* _YOUR OBJECTIVE_:
Note how many lines contain "this" and give that number, with nothing else.

*** DATA EXTRACT

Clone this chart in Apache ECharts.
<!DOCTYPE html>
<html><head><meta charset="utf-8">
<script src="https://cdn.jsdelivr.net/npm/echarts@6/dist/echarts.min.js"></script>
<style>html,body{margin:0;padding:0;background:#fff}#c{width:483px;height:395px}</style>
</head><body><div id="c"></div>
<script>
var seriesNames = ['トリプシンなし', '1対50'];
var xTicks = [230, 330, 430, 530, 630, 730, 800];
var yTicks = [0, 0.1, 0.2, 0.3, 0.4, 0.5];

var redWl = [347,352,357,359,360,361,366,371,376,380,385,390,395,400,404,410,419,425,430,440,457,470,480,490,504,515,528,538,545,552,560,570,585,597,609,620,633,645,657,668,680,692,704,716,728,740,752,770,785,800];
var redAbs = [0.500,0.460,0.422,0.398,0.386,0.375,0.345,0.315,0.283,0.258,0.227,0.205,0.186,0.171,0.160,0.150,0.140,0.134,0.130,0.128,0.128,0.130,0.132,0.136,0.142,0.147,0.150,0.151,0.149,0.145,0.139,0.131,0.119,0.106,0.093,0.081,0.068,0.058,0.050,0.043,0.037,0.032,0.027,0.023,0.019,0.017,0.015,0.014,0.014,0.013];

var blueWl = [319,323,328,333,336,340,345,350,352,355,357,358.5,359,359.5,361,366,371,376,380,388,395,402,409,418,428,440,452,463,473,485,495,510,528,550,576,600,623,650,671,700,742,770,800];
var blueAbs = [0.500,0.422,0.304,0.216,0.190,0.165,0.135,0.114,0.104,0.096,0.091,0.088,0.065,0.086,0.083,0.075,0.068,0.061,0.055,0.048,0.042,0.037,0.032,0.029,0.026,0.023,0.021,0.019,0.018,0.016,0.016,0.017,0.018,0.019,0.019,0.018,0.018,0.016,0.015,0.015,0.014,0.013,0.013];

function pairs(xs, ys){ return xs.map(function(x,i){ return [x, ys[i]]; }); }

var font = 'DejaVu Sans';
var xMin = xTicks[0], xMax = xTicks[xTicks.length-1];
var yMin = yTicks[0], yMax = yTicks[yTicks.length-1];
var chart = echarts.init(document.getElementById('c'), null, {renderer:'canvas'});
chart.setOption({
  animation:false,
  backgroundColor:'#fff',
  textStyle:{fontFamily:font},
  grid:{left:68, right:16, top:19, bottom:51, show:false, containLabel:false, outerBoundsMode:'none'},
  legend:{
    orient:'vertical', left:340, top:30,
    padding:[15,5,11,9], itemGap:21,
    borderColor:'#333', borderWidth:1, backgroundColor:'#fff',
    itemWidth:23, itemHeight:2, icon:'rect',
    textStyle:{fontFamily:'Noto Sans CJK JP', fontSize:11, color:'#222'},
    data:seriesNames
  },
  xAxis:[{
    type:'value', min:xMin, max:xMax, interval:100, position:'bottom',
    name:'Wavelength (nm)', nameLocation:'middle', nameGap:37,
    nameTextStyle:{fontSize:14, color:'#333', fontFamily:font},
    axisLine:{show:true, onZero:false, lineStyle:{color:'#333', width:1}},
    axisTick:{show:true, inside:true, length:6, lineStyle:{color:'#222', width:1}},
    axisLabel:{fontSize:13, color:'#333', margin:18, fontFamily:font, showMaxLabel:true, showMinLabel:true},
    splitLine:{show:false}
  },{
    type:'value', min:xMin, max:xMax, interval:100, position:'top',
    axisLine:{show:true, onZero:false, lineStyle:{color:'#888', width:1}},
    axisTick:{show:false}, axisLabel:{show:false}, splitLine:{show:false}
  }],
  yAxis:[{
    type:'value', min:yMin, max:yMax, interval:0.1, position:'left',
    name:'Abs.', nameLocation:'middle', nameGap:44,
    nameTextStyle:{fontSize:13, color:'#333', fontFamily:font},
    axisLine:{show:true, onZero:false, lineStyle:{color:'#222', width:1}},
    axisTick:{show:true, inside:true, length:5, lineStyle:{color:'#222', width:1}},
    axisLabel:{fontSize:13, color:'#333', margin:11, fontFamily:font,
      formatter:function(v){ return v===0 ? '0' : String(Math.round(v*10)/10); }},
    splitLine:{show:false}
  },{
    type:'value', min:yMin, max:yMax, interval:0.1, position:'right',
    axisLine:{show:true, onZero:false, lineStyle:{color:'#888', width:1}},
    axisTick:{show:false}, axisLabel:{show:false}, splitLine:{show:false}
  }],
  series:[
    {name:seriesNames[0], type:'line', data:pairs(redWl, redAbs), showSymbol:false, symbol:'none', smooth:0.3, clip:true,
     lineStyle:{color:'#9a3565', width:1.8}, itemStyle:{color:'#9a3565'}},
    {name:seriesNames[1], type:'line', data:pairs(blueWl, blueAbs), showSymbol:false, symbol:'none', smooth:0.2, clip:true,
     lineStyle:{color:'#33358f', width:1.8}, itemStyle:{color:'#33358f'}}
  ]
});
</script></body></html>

******
*** DATA EXTRACT

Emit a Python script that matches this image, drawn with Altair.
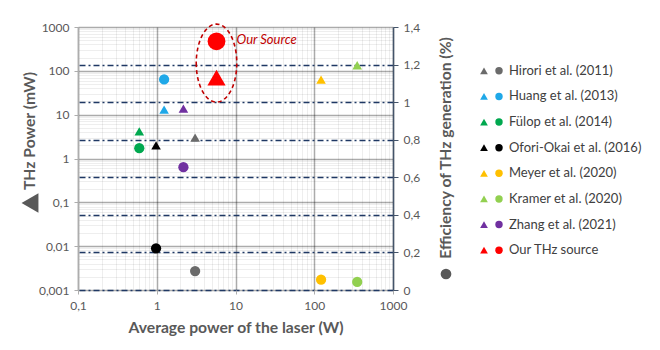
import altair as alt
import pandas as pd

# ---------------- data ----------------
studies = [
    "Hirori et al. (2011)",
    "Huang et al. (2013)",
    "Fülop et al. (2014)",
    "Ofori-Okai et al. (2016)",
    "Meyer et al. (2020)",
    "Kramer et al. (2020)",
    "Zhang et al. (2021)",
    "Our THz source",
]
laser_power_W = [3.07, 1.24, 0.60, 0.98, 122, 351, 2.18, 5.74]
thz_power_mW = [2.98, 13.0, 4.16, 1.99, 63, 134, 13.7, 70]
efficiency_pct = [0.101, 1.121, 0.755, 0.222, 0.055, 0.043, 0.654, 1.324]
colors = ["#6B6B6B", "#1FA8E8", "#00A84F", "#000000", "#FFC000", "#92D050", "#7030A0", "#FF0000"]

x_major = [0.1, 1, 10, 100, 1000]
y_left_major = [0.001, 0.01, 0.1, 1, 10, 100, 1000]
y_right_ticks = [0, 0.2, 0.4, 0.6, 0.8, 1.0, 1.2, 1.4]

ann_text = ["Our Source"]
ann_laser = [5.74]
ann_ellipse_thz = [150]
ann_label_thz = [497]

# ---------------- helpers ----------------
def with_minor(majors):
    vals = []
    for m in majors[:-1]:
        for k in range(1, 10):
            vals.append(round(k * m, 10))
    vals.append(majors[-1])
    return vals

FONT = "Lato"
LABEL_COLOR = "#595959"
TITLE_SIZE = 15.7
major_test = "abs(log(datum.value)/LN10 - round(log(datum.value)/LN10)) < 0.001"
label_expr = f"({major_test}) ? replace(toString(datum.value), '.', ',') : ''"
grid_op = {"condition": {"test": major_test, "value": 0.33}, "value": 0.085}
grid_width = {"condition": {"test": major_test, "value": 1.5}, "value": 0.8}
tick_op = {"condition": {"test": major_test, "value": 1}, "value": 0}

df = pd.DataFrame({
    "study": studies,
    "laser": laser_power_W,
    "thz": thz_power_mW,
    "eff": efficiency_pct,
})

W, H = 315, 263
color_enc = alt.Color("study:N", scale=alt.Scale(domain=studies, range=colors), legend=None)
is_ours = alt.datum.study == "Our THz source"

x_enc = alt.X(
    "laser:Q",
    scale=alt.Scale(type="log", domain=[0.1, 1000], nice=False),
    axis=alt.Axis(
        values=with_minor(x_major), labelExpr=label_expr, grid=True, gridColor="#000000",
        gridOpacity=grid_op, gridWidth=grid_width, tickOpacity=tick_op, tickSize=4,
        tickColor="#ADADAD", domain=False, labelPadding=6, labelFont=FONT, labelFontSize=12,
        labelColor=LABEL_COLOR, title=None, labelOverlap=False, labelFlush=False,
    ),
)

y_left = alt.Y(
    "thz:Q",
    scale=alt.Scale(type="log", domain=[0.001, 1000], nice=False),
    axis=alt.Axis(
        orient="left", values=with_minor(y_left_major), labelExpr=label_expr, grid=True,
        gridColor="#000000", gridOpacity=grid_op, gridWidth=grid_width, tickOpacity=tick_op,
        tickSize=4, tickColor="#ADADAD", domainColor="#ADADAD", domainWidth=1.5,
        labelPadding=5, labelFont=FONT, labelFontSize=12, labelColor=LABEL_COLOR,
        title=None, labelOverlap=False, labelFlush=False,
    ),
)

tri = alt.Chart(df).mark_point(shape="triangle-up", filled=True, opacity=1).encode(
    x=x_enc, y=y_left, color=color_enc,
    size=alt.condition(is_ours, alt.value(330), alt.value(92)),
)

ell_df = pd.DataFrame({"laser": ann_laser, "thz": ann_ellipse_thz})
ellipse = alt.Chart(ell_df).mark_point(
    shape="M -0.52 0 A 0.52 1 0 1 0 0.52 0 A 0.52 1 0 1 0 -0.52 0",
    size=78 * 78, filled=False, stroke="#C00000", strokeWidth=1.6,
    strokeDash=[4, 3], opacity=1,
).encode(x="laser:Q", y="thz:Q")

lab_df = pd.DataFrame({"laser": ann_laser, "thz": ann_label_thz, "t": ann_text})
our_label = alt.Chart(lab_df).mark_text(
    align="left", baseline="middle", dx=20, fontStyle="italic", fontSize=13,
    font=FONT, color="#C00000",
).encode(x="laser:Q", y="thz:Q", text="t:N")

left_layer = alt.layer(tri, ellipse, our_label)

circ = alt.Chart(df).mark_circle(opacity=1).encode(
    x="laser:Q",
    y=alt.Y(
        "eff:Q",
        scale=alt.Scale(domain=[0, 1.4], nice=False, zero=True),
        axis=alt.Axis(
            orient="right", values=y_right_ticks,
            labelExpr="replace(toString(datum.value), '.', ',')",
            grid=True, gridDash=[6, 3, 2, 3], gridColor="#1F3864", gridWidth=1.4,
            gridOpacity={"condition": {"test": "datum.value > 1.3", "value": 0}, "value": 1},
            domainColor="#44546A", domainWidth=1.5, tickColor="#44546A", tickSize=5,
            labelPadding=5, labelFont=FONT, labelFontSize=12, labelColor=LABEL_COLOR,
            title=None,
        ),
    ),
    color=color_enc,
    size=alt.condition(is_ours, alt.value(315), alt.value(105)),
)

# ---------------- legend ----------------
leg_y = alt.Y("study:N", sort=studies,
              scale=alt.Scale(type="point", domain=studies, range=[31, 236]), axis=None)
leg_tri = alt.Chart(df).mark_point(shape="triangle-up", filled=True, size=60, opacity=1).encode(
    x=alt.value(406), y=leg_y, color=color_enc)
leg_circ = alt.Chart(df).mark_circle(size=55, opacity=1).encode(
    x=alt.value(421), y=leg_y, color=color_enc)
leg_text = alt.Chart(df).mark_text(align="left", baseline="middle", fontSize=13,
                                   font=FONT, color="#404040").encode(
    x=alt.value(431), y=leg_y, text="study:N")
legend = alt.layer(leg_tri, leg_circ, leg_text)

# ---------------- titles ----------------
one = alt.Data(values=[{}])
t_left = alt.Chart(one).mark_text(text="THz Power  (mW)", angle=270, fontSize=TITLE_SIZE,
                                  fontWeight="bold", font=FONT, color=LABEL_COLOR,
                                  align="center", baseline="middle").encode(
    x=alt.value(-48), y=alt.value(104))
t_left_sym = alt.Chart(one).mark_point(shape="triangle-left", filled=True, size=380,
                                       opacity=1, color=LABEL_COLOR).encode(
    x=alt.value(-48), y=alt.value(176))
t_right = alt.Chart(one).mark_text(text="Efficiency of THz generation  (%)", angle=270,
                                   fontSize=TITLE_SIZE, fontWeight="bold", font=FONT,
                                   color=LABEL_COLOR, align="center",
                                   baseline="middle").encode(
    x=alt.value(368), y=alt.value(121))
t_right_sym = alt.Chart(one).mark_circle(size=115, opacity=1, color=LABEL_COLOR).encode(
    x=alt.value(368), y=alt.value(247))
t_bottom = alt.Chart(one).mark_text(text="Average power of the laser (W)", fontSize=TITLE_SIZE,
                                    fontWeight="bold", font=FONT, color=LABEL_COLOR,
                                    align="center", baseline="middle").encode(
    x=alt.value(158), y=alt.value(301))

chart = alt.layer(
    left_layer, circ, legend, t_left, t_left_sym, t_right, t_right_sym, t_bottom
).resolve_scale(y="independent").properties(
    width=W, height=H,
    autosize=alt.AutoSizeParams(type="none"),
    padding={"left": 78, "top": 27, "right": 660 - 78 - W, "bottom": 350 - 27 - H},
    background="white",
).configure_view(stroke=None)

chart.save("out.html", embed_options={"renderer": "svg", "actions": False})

******

* _TASK OUTPUT_:
2